La independencia de los ministros

“No hagas cosas buenas que parezcan malas”. Este mantra, que debería guiar la conducta de todo servidor público, adquiere máxima relevancia cuando un presidente elige a sus candidatos a ministros de la Suprema Corte.

Porque como lo establecieron la ONU, el Tribunal Europeo de Derechos Humanos y la Corte Interamericana de Derechos Humanos, no basta con que la justicia sea independiente, también debe parecerlo.

Es decir, la legitimidad de la próxima ministra, pero también de la institución entera a la que va a llegar, depende de su apariencia de libertad y autonomía. Sin esta legitimidad de origen, es probable que cualquier decisión que tome en el futuro sea interpretada como señal de sumisión al Ejecutivo o su partido, incluso si se apega estrictamente a derecho.

Desafortunadamente, tales señales ya están aquí: la polarización y los cuestionamientos han caracterizado al actual proceso de designación de un nuevo ministro de la Corte en sustitución de Margarita Luna Ramos, como también fue el caso del que tuvo lugar en diciembre pasado y culminó con el nombramiento de Juan Luis González, quien reemplazó a José Ramón Cossío. Esta “falla de origen” tiene raíces profundas, pues algunos de los procesos de designación de ministros propuestos por Felipe Calderón y Enrique Peña Nieto enfrentaron críticas similares.

Hoy se ha señalado que las tres candidatas propuestas por el titular del Ejecutivo tienen cercanía con él, sus consejeros y/o su facción política, condición que no garantiza la independencia judicial y representa un elevado riesgo de conflictos de intereses al momento de impartir justicia.
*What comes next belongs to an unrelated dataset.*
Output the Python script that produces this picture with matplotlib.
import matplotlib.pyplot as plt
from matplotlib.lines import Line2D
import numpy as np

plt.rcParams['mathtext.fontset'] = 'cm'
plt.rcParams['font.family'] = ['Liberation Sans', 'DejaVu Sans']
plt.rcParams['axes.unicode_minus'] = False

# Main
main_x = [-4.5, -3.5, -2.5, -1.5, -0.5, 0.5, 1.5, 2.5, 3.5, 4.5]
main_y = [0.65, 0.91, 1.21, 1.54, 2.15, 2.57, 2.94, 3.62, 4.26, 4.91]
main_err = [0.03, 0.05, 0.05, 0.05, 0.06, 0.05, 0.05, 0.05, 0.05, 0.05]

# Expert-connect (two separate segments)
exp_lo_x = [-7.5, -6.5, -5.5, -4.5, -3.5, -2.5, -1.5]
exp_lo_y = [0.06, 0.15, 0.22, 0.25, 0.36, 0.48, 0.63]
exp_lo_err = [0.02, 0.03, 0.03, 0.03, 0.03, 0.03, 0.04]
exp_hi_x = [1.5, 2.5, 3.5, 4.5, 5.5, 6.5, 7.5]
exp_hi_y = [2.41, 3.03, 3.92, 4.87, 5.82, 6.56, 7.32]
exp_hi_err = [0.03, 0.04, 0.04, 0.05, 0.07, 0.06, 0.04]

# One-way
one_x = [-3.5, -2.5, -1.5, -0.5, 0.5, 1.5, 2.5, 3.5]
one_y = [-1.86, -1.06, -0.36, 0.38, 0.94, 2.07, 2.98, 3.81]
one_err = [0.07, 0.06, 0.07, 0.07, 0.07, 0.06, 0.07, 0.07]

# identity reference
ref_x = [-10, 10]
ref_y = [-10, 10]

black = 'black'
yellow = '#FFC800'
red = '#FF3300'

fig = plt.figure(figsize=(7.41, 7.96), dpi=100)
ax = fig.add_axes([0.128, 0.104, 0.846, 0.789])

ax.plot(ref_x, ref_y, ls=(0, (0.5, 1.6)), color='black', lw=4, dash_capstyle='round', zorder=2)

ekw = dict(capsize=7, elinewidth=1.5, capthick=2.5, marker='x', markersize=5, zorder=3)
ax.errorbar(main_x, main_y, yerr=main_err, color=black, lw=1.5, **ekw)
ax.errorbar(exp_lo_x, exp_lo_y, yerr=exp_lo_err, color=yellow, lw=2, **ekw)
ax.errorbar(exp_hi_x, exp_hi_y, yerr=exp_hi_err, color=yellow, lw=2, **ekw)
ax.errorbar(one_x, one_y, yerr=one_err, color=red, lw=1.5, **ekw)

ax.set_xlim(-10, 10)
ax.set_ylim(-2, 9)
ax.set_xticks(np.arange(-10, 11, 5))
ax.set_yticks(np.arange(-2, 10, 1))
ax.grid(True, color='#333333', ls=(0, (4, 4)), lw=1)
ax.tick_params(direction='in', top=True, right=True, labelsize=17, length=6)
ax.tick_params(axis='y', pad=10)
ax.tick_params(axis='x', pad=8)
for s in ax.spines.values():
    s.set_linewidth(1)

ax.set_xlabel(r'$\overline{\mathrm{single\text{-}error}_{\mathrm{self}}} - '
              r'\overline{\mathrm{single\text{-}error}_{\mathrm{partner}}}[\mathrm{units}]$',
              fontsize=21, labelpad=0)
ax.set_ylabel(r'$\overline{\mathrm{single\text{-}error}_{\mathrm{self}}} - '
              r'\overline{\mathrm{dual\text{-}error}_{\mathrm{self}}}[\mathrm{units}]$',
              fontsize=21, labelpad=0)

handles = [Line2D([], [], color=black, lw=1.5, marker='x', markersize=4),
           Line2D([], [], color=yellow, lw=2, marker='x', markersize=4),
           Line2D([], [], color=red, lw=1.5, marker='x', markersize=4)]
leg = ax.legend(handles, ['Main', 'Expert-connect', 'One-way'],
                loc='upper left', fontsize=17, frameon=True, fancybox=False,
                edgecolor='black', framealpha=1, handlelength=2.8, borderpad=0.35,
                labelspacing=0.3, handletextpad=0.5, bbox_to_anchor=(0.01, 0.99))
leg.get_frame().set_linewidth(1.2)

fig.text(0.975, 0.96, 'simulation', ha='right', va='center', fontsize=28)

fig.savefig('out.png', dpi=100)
Cuando lo interrogaron sobre el tema, Andrés Manuel López Obrador defendió a su terna y, con toda razón, argumentó que no existe impedimento legal para que un miembro de un partido político pueda ocupar el cargo de ministro de la Corte.

Sin embargo, es importante recordar que Loretta Ortiz, quien forma parte de la actual terna, también había integrado la que propuso el presidente en diciembre. Y en aquella primera ocasión decidió renunciar a su militancia en Morena horas antes de comparecer ante la Comisión de Justicia del Senado, con el fin de “disipar cualquier duda” sobre la idoneidad de su candidatura. Esto demuestra que la candidata tenía conciencia plena de que pertenecer al partido político mayoritario no la hacía lucir bien.
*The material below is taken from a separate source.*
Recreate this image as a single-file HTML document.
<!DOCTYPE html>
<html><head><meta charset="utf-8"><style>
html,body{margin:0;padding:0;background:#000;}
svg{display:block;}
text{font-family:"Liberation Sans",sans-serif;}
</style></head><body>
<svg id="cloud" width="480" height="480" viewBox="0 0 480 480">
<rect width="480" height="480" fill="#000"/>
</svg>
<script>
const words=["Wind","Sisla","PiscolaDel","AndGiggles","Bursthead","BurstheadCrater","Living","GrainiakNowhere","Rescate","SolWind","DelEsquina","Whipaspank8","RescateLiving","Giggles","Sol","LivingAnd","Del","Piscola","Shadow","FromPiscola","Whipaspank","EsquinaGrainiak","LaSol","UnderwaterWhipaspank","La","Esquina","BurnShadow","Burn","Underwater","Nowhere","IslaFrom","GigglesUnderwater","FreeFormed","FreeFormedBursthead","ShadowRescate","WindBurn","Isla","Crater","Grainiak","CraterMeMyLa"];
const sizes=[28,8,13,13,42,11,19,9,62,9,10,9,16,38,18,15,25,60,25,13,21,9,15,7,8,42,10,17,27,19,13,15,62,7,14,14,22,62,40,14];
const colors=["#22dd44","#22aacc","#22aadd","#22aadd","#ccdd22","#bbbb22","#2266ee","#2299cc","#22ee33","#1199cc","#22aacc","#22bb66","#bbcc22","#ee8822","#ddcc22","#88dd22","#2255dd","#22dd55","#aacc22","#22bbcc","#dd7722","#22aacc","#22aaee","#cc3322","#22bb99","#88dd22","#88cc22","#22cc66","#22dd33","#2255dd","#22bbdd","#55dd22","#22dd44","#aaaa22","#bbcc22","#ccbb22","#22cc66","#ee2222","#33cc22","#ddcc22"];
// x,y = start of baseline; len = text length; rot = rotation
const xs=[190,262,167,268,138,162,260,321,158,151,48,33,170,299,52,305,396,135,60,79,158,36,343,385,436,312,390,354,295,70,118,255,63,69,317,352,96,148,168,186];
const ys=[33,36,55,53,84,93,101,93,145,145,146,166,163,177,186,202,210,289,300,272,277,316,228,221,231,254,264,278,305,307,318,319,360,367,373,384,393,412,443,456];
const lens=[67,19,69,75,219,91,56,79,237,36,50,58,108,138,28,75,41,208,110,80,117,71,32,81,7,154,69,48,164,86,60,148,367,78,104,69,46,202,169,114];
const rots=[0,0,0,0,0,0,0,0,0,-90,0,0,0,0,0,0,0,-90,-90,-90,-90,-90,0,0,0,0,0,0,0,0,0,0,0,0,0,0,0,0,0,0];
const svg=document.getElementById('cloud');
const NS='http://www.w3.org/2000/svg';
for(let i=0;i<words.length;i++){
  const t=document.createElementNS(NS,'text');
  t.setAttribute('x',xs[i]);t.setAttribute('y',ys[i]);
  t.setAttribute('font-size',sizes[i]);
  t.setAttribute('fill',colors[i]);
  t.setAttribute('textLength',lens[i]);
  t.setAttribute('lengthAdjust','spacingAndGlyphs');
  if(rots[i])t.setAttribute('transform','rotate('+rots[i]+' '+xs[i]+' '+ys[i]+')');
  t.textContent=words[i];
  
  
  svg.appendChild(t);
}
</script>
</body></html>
En todo caso, la nominación de estas ternas ha sido posible porque los requisitos contemplados en la Constitución son relativamente sencillos de cumplir y las prohibiciones muy laxas.

Hoy el artículo 95 de nuestra Constitución dispone que, para ser elegido como ministro de la Corte, se necesita ser ciudadano mexicano, tener al menos 35 años, haber residido en el país durante los dos años anteriores al día de la designación, poseer título de licenciado en Derecho con antigüedad mínima de 10 años, gozar de buena reputación y no haber sido condenado a ciertos delitos ni haber ocupado ciertos puestos públicos durante el año previo al día del nombramiento.

Además, la ley identifica ciertos criterios de preferencia en la selección de los ministros: haber servido con eficiencia, capacidad y probidad en el caso de los candidatos que han trabajado en la impartición de justicia, y distinguirse por su honorabilidad, competencia y buenos antecedentes profesionales para los que provienen de otras áreas de la profesión jurídica.

Indudablemente, el universo de mexicanos que cumplen con estos requisitos es bastante amplio. No obstante, es importante recordar que dichos criterios no son más que un piso mínimo para un cargo que, dada su importancia, debería ser ocupado por los juristas más destacados del país.